■ The request ■
Begin at the top of the records below and return each line exactly through the line with "3.36, 3.13, 2.93]". Skip pictures.

▼

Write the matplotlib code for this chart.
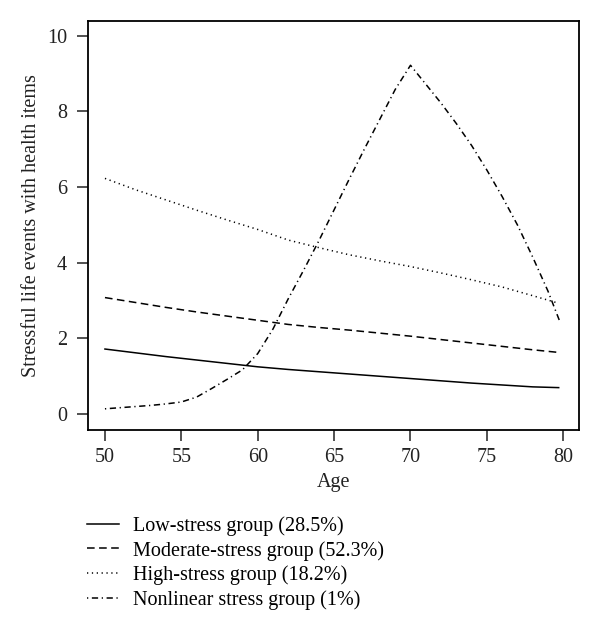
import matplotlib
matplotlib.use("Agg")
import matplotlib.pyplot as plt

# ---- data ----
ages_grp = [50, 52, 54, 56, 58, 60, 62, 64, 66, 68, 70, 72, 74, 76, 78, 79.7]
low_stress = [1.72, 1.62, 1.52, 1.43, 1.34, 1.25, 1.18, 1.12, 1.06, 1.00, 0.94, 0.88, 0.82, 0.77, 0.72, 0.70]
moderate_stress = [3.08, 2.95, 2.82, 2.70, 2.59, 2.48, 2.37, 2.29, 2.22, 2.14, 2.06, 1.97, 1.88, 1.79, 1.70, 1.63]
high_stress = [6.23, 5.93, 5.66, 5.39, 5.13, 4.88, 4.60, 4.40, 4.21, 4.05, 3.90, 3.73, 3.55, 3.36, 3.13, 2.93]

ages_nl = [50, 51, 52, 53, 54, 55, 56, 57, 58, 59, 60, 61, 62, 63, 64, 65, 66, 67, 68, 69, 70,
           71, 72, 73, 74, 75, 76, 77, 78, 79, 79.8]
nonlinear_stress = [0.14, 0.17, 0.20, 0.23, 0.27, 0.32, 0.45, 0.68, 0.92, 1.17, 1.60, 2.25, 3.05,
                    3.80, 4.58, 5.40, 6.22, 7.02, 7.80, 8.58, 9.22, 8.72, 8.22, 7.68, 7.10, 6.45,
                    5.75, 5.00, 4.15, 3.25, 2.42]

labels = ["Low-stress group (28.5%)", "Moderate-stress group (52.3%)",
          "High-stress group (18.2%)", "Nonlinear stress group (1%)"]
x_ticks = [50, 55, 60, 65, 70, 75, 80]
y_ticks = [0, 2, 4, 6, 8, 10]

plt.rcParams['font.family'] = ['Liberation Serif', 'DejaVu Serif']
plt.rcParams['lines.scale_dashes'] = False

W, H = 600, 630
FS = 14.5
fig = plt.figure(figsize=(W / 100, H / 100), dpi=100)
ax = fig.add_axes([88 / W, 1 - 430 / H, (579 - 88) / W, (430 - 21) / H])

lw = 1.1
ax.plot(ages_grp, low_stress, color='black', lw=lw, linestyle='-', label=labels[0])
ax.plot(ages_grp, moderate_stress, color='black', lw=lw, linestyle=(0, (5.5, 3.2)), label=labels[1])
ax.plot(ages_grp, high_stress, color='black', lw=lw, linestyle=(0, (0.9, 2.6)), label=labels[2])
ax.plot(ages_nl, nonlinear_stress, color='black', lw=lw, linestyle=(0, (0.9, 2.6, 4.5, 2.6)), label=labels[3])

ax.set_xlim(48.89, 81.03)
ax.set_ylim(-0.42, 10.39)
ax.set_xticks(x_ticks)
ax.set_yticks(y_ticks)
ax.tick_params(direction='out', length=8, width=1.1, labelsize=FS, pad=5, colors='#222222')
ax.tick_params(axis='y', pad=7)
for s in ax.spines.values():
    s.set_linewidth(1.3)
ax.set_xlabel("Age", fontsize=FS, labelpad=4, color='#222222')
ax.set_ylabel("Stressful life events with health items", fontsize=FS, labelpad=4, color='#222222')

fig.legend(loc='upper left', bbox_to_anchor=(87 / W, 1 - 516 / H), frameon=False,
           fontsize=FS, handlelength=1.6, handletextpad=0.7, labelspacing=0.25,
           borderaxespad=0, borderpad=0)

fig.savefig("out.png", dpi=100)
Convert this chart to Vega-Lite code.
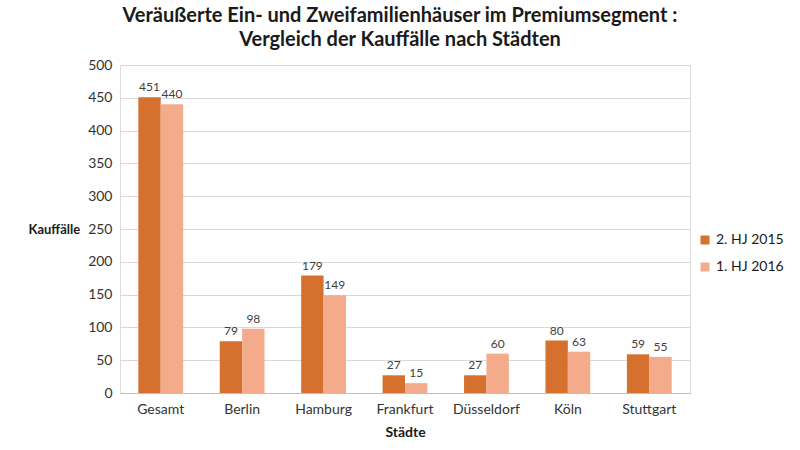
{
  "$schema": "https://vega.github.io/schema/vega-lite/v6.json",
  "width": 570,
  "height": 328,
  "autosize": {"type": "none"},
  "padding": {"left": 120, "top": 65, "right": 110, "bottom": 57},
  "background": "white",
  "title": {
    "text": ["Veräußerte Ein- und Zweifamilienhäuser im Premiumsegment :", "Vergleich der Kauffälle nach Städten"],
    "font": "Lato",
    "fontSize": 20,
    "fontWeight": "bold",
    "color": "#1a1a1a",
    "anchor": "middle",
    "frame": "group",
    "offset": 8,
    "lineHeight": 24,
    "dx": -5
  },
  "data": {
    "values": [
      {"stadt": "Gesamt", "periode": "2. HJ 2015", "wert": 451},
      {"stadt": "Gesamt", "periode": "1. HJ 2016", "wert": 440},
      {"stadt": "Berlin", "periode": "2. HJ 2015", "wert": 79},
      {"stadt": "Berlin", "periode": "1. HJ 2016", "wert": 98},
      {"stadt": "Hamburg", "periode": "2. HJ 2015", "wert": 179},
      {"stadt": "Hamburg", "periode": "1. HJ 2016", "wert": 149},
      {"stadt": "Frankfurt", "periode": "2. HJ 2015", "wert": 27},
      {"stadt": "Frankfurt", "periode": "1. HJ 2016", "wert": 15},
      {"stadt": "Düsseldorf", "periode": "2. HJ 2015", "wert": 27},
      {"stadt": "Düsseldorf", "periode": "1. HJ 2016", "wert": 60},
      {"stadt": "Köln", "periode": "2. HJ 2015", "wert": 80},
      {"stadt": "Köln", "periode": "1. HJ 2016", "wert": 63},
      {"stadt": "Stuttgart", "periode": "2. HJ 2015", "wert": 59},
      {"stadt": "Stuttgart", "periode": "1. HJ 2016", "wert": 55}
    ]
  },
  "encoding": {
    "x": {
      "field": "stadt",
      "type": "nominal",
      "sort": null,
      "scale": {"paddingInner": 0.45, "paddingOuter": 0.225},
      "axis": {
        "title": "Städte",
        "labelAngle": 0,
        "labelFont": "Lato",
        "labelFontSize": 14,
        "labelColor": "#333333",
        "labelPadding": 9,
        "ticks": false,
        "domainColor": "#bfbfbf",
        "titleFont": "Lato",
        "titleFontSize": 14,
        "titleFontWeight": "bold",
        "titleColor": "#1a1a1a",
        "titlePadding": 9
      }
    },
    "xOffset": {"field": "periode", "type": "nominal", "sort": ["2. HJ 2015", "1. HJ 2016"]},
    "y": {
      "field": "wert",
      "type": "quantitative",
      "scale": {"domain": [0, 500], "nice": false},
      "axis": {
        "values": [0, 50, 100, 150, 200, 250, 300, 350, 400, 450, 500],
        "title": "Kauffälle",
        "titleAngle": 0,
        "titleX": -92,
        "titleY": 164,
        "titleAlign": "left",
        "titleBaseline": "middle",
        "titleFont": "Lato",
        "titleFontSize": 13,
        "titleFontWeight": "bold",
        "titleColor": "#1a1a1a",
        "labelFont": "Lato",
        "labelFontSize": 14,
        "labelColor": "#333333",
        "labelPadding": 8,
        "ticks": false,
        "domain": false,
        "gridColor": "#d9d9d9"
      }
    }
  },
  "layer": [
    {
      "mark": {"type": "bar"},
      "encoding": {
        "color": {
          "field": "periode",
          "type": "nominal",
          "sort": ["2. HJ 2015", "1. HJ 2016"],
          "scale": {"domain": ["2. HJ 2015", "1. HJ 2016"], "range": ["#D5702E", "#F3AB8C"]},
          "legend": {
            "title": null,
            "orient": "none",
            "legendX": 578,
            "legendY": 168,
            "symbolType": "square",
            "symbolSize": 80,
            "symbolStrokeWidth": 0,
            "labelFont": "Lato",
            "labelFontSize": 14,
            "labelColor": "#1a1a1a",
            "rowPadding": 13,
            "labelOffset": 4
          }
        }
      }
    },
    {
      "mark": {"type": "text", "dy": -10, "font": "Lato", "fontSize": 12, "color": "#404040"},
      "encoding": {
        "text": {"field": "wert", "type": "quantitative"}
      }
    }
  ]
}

▲

■ Solved exercise ■
Write the matplotlib code for this chart.
import matplotlib
matplotlib.use("Agg")
import matplotlib.pyplot as plt

# ---- data ----
ages_grp = [50, 52, 54, 56, 58, 60, 62, 64, 66, 68, 70, 72, 74, 76, 78, 79.7]
low_stress = [1.72, 1.62, 1.52, 1.43, 1.34, 1.25, 1.18, 1.12, 1.06, 1.00, 0.94, 0.88, 0.82, 0.77, 0.72, 0.70]
moderate_stress = [3.08, 2.95, 2.82, 2.70, 2.59, 2.48, 2.37, 2.29, 2.22, 2.14, 2.06, 1.97, 1.88, 1.79, 1.70, 1.63]
high_stress = [6.23, 5.93, 5.66, 5.39, 5.13, 4.88, 4.60, 4.40, 4.21, 4.05, 3.90, 3.73, 3.55, 3.36, 3.13, 2.93]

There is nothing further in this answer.